— START OF Data segment —
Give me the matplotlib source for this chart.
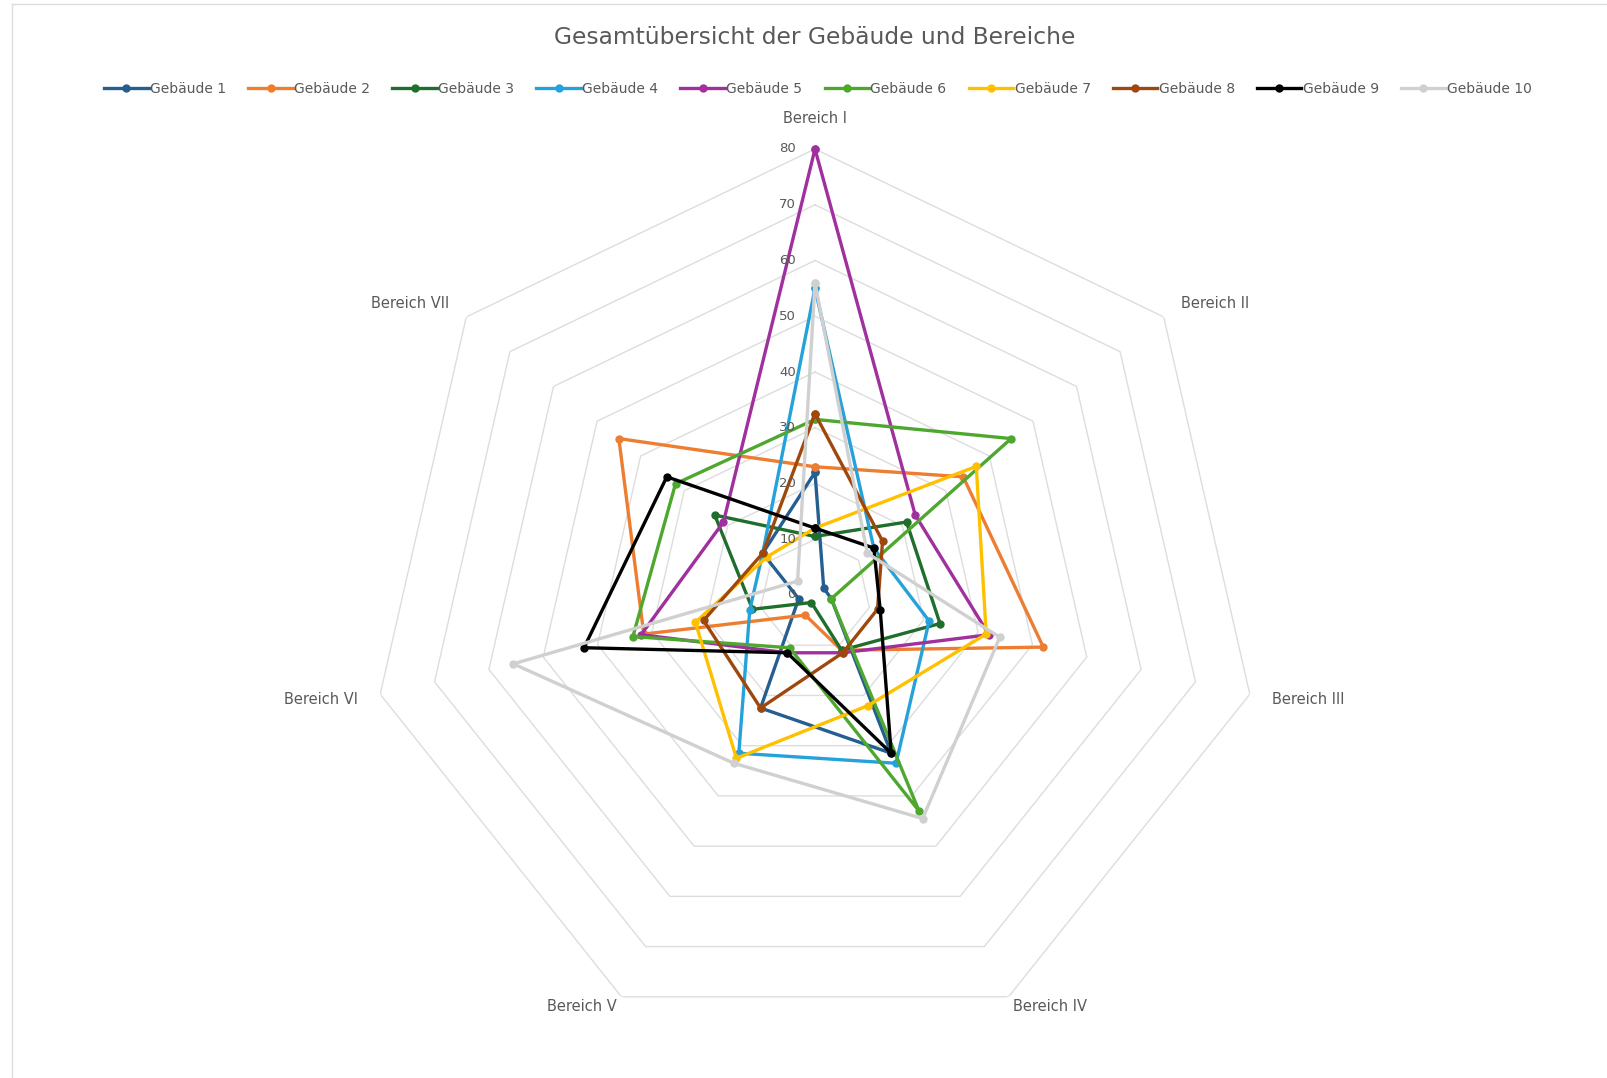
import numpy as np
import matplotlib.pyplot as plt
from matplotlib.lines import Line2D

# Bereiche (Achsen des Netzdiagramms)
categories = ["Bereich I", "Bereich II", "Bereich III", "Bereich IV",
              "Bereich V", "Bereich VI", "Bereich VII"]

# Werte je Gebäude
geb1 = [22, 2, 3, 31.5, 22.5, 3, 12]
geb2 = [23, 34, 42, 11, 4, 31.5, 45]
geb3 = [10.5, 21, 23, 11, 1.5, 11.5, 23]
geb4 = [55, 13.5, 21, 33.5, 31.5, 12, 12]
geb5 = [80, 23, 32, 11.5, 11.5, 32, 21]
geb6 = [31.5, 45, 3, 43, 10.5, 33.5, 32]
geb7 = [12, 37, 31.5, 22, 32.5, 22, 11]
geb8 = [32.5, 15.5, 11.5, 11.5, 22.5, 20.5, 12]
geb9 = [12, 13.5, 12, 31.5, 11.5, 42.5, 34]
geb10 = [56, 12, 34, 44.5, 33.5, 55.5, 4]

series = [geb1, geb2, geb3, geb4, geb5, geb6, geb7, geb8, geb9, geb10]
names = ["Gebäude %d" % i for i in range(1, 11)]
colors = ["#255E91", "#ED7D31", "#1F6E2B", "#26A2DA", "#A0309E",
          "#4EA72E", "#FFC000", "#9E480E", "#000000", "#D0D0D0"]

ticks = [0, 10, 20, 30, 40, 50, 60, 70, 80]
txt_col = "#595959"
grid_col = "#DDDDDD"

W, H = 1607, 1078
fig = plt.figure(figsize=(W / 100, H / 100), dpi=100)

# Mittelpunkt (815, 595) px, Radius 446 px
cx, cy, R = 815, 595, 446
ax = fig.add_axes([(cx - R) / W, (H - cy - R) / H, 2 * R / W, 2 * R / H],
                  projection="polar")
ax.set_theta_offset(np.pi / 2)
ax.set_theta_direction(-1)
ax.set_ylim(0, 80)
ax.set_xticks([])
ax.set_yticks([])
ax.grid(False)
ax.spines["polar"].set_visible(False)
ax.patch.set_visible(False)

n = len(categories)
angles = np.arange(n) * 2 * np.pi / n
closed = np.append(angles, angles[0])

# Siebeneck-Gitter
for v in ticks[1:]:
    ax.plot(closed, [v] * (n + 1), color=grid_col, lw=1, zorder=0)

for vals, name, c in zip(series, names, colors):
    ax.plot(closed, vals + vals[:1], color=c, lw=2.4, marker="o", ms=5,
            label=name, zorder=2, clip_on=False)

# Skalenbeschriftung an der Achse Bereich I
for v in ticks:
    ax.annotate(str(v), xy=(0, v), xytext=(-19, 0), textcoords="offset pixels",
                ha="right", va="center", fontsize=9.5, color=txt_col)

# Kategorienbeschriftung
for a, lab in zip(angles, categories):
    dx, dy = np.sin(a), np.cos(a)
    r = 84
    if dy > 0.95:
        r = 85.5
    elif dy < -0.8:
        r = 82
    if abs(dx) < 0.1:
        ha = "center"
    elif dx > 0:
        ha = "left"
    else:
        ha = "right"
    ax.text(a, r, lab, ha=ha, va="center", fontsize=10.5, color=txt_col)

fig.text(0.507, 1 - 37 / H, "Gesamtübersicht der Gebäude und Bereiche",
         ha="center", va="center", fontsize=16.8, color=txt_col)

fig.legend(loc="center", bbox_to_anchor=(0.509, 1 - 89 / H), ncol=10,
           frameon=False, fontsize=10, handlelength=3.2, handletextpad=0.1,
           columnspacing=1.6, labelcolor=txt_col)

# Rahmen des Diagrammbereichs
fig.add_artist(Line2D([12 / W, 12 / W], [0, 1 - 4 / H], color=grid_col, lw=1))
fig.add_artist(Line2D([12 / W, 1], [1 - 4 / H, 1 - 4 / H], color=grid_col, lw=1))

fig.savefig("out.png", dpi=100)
— END OF Data segment —
» **Set exercise**
Extract the full listing exactly, with the pictures left out.

» **Result of the exercise**
Give me the matplotlib source for this chart.
import numpy as np
import matplotlib.pyplot as plt
from matplotlib.lines import Line2D

# Bereiche (Achsen des Netzdiagramms)
categories = ["Bereich I", "Bereich II", "Bereich III", "Bereich IV",
              "Bereich V", "Bereich VI", "Bereich VII"]

# Werte je Gebäude
geb1 = [22, 2, 3, 31.5, 22.5, 3, 12]
geb2 = [23, 34, 42, 11, 4, 31.5, 45]
geb3 = [10.5, 21, 23, 11, 1.5, 11.5, 23]
geb4 = [55, 13.5, 21, 33.5, 31.5, 12, 12]
geb5 = [80, 23, 32, 11.5, 11.5, 32, 21]
geb6 = [31.5, 45, 3, 43, 10.5, 33.5, 32]
geb7 = [12, 37, 31.5, 22, 32.5, 22, 11]
geb8 = [32.5, 15.5, 11.5, 11.5, 22.5, 20.5, 12]
geb9 = [12, 13.5, 12, 31.5, 11.5, 42.5, 34]
geb10 = [56, 12, 34, 44.5, 33.5, 55.5, 4]

series = [geb1, geb2, geb3, geb4, geb5, geb6, geb7, geb8, geb9, geb10]
names = ["Gebäude %d" % i for i in range(1, 11)]
colors = ["#255E91", "#ED7D31", "#1F6E2B", "#26A2DA", "#A0309E",
          "#4EA72E", "#FFC000", "#9E480E", "#000000", "#D0D0D0"]

ticks = [0, 10, 20, 30, 40, 50, 60, 70, 80]
txt_col = "#595959"
grid_col = "#DDDDDD"

W, H = 1607, 1078
fig = plt.figure(figsize=(W / 100, H / 100), dpi=100)

# Mittelpunkt (815, 595) px, Radius 446 px
cx, cy, R = 815, 595, 446
ax = fig.add_axes([(cx - R) / W, (H - cy - R) / H, 2 * R / W, 2 * R / H],
                  projection="polar")
ax.set_theta_offset(np.pi / 2)
ax.set_theta_direction(-1)
ax.set_ylim(0, 80)
ax.set_xticks([])
ax.set_yticks([])
ax.grid(False)
ax.spines["polar"].set_visible(False)
ax.patch.set_visible(False)

n = len(categories)
angles = np.arange(n) * 2 * np.pi / n
closed = np.append(angles, angles[0])

# Siebeneck-Gitter
for v in ticks[1:]:
    ax.plot(closed, [v] * (n + 1), color=grid_col, lw=1, zorder=0)

for vals, name, c in zip(series, names, colors):
    ax.plot(closed, vals + vals[:1], color=c, lw=2.4, marker="o", ms=5,
            label=name, zorder=2, clip_on=False)

# Skalenbeschriftung an der Achse Bereich I
for v in ticks:
    ax.annotate(str(v), xy=(0, v), xytext=(-19, 0), textcoords="offset pixels",
                ha="right", va="center", fontsize=9.5, color=txt_col)

# Kategorienbeschriftung
for a, lab in zip(angles, categories):
    dx, dy = np.sin(a), np.cos(a)
    r = 84
    if dy > 0.95:
        r = 85.5
    elif dy < -0.8:
        r = 82
    if abs(dx) < 0.1:
        ha = "center"
    elif dx > 0:
        ha = "left"
    else:
        ha = "right"
    ax.text(a, r, lab, ha=ha, va="center", fontsize=10.5, color=txt_col)

fig.text(0.507, 1 - 37 / H, "Gesamtübersicht der Gebäude und Bereiche",
         ha="center", va="center", fontsize=16.8, color=txt_col)

fig.legend(loc="center", bbox_to_anchor=(0.509, 1 - 89 / H), ncol=10,
           frameon=False, fontsize=10, handlelength=3.2, handletextpad=0.1,
           columnspacing=1.6, labelcolor=txt_col)

# Rahmen des Diagrammbereichs
fig.add_artist(Line2D([12 / W, 12 / W], [0, 1 - 4 / H], color=grid_col, lw=1))
fig.add_artist(Line2D([12 / W, 1], [1 - 4 / H, 1 - 4 / H], color=grid_col, lw=1))

fig.savefig("out.png", dpi=100)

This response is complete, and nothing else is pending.